Sunday, November 19, 2006

Antigone

Emerge from the darkness and go
before us a while
Friendly one, with the light step
Of total certainty, a terror
To wielders of terror.

You turn your face away. I know
How much you dreaded death, and yet
Even more you dreaded
Life without dignity.

And you would not let the mighty
Get away with it, nor would you
Compromise with the confusers, or ever
Forget dishonour. And over their atrocities
There grew no grass.

More Bertold Brecht Poems


I am back from the foundation 'winter snug' at lee Abbey. Completely trashed. Mark has gone to foundation and I am pondering on the weekend. It has been a hard weekend not least because I traveled over some old paths that I hadn't expected to need again. I also got angry. I felt like Antigone. Or rather I felt like Brecht felt about Antigone (see poem above). There are some things worth getting angry about. It is worth being angry about the sex trade and human-trafficking. But anger is worthless if it renders us impotent.

Si Johnson drew our attention to Protest 4 which is 'a global network of activists, tricksters, cultural creatives, and entrepreneurs, working in collaboration for justice. The first issue we're picking off the 'hit-list' is human-trafficking.' Many of us within Foundation are working, living or spending time with people for whom the effects of abuse and the sex-trade is an everyday reality. I am glad that others are visibly realising that this is an issue to 'pick off the hit-list'. My hope is that a momentum will gather around this campaign.

The danger is we get so caught up in our own feelings about the situation we become immobilised by the sheer horror of it.
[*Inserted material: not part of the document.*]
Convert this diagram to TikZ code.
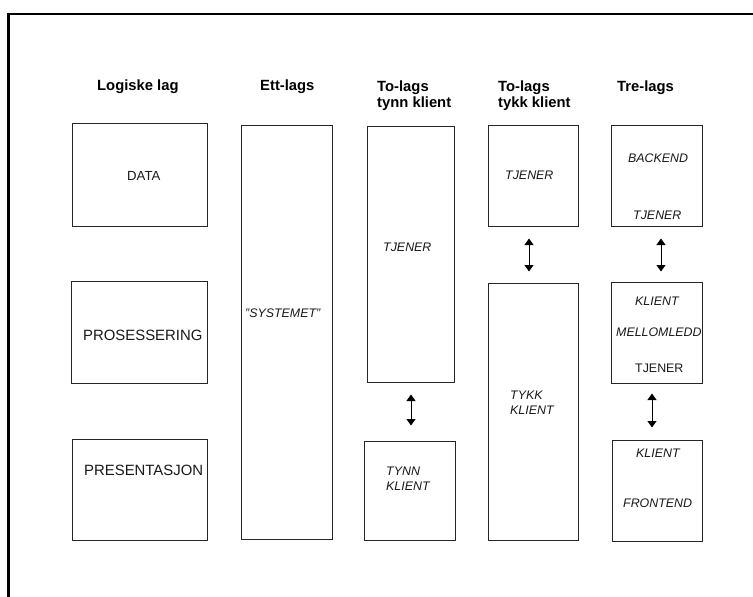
\documentclass[tikz,border=0pt]{standalone}
\usepackage{fontspec}
\setmainfont{Liberation Sans}
\usetikzlibrary{arrows.meta}
\begin{document}
\begin{tikzpicture}[x=1pt,y=-1pt,
  box/.style={draw=black!85,line width=1pt,rectangle,inner sep=0pt},
  head/.style={anchor=base west,inner sep=0pt,font=\fontsize{14.8}{16}\selectfont\bfseries,align=left},
  lbl/.style={anchor=base west,inner sep=0pt,font=\fontsize{14.9}{16}\selectfont,text=black!90},
  ilbl/.style={anchor=base west,inner sep=0pt,font=\fontsize{12.4}{15}\selectfont\itshape,text=black!90,align=left},
  nlbl/.style={anchor=base west,inner sep=0pt,font=\fontsize{12.4}{15}\selectfont,text=black!90},
  link/.style={line width=1pt,{Triangle[width=9pt,length=6.5pt]}-{Triangle[width=9pt,length=6.5pt]}}]
\useasboundingbox (0,0) rectangle (753,597);
\fill[white] (0,0) rectangle (753,597);
% outer frame, open to the right and bottom
\draw[line width=2.4pt] (8.5,605) -- (8.5,14) -- (760,14);

% column headings (multi-line nodes sit on the baseline of their last line)
\node[head] (h1) at (97,90) {Logiske lag};
\node[head] (h2) at (260,90) {Ett-lags};
\node[head] (h3) at (377,107) {To-lags\\tynn klient};
\node[head] (h4) at (498,107) {To-lags\\tykk klient};
\node[head] (h5) at (617,91) {Tre-lags};

% logical layers
\node[box,minimum width=135pt,minimum height=103pt] (data) at (139.5,174.5) {};
\node[box,minimum width=136pt,minimum height=102pt] (pros) at (139,332) {};
\node[box,minimum width=135pt,minimum height=101pt] (pres) at (139.5,489.5) {};
\node[lbl,font=\fontsize{13.2}{15}\selectfont] (tdata) at (127,180) {DATA};
\node[lbl] (tpros) at (83,340) {PROSESSERING};
\node[lbl] (tpres) at (84,475) {PRESENTASJON};

% one tier
\node[box,minimum width=91pt,minimum height=414pt] (sys) at (286.5,332) {};
\node[ilbl] (tsys) at (245,317) {"SYSTEMET"};

% two tier, thin client
\node[box,minimum width=87pt,minimum height=256pt] (srv1) at (410.5,254) {};
\node[box,minimum width=91pt,minimum height=99pt] (thin) at (409.5,490.5) {};
\node[ilbl] (tsrv1) at (383,251) {TJENER};
\node[ilbl] (tthin) at (386,490) {TYNN\\KLIENT};
\draw[link,shorten <=12pt,shorten >=15pt] ([xshift=0.5pt]srv1.south) -- ([xshift=0.5pt]srv1.south |- thin.north);

% two tier, thick client
\node[box,minimum width=90pt,minimum height=101pt] (srv2) at (533,175.5) {};
\node[box,minimum width=90pt,minimum height=257pt] (thick) at (533,411.5) {};
\node[ilbl] (tsrv2) at (505,179) {TJENER};
\node[ilbl] (tthick) at (510,414) {TYKK\\KLIENT};
\draw[link,shorten <=12pt,shorten >=11pt] ([xshift=-4pt]srv2.south) -- ([xshift=-4pt]srv2.south |- thick.north);

% three tier
\node[box,minimum width=91pt,minimum height=101pt] (back) at (656.5,175.5) {};
\node[box,minimum width=91pt,minimum height=101pt] (mid) at (656.5,332.5) {};
\node[box,minimum width=90pt,minimum height=101pt] (front) at (657,490.5) {};
\node[ilbl] (tback) at (628,162) {BACKEND};
\node[ilbl] (tbsrv) at (633,219) {TJENER};
\node[ilbl] (tmkl) at (635,305) {KLIENT};
\node[ilbl] (tmid) at (616,336) {MELLOMLEDD};
\node[nlbl] (tmsrv) at (635,372) {TJENER};
\node[ilbl] (tfkl) at (636,457) {KLIENT};
\node[ilbl] (tfront) at (623,507) {FRONTEND};
\draw[link,shorten <=12pt,shorten >=10pt] ([xshift=4.5pt]back.south) -- ([xshift=4.5pt]back.south |- mid.north);
\draw[link,shorten <=10pt,shorten >=12pt] ([xshift=-4.5pt]mid.south) -- ([xshift=-4.5pt]mid.south |- front.north);
\end{tikzpicture}
\end{document}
Watching a film like Lilya 4-Ever overwhelms me. It makes me feel too much. I don't want to feel so much that I can not act. I don't need to be shocked I need to be empowered. Brecht attempted to shift the focus away from the feelings of his audience to the way in which they might be empowered by cultural artefacts to bring about social change. I am not feeling empowered yet...just a bit jaded. hence my return to the epic and to Brecht. Searching for a creative form that doesn't rely on high emotion is a challenge. I wonder if, as Christians, we rely on emotional provocation too much?
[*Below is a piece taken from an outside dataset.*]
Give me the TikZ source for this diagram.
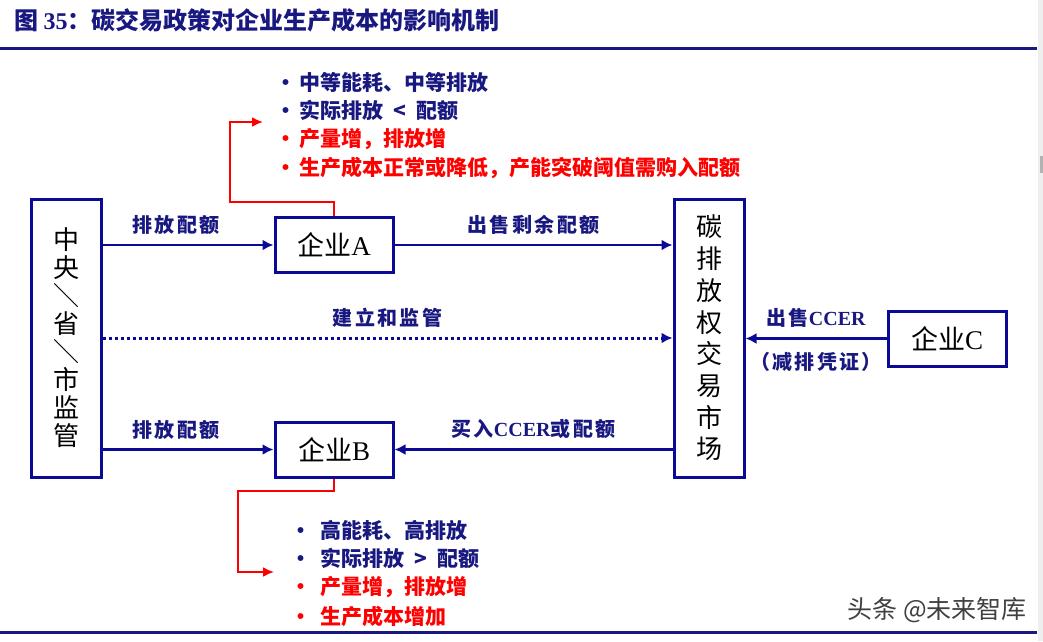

Tonight I am tired and tomorrow I am going to spend in solitude (well as much solitude as is possible with a small child to play with, a PhD to write and an ethics essay to prepare for). I had expected to come home revived. I had thought that was what I needed. I was caught in a spin when I didn't get what I wanted. My cage has been rattled.

3 comments:

Ellen Loudon said...

so much for solitude! Got to go to the dentist.

Anonymous said...

I would have the same problem with something like Lilya 4 ever.In fact with anything issue based on abuse. I find that it provokes extreme emotions. Sometimes it leaves me paralysed and other times it leaves me desperate to squeeze out what i soaked up whilst watching it.
Action due to emotion is a strae and varied one....

John H said...

Well, I hope you manage to regain some peace. I managed it by sacrificing the Sunday morning communion and going for a walk in the woods instead. So I guess I'm lucky, I managed to get revived as well as getting trashed. I think Si wanted us to feel angry, but at the moment I can only feel grief. And I fear anger, even righteous anger.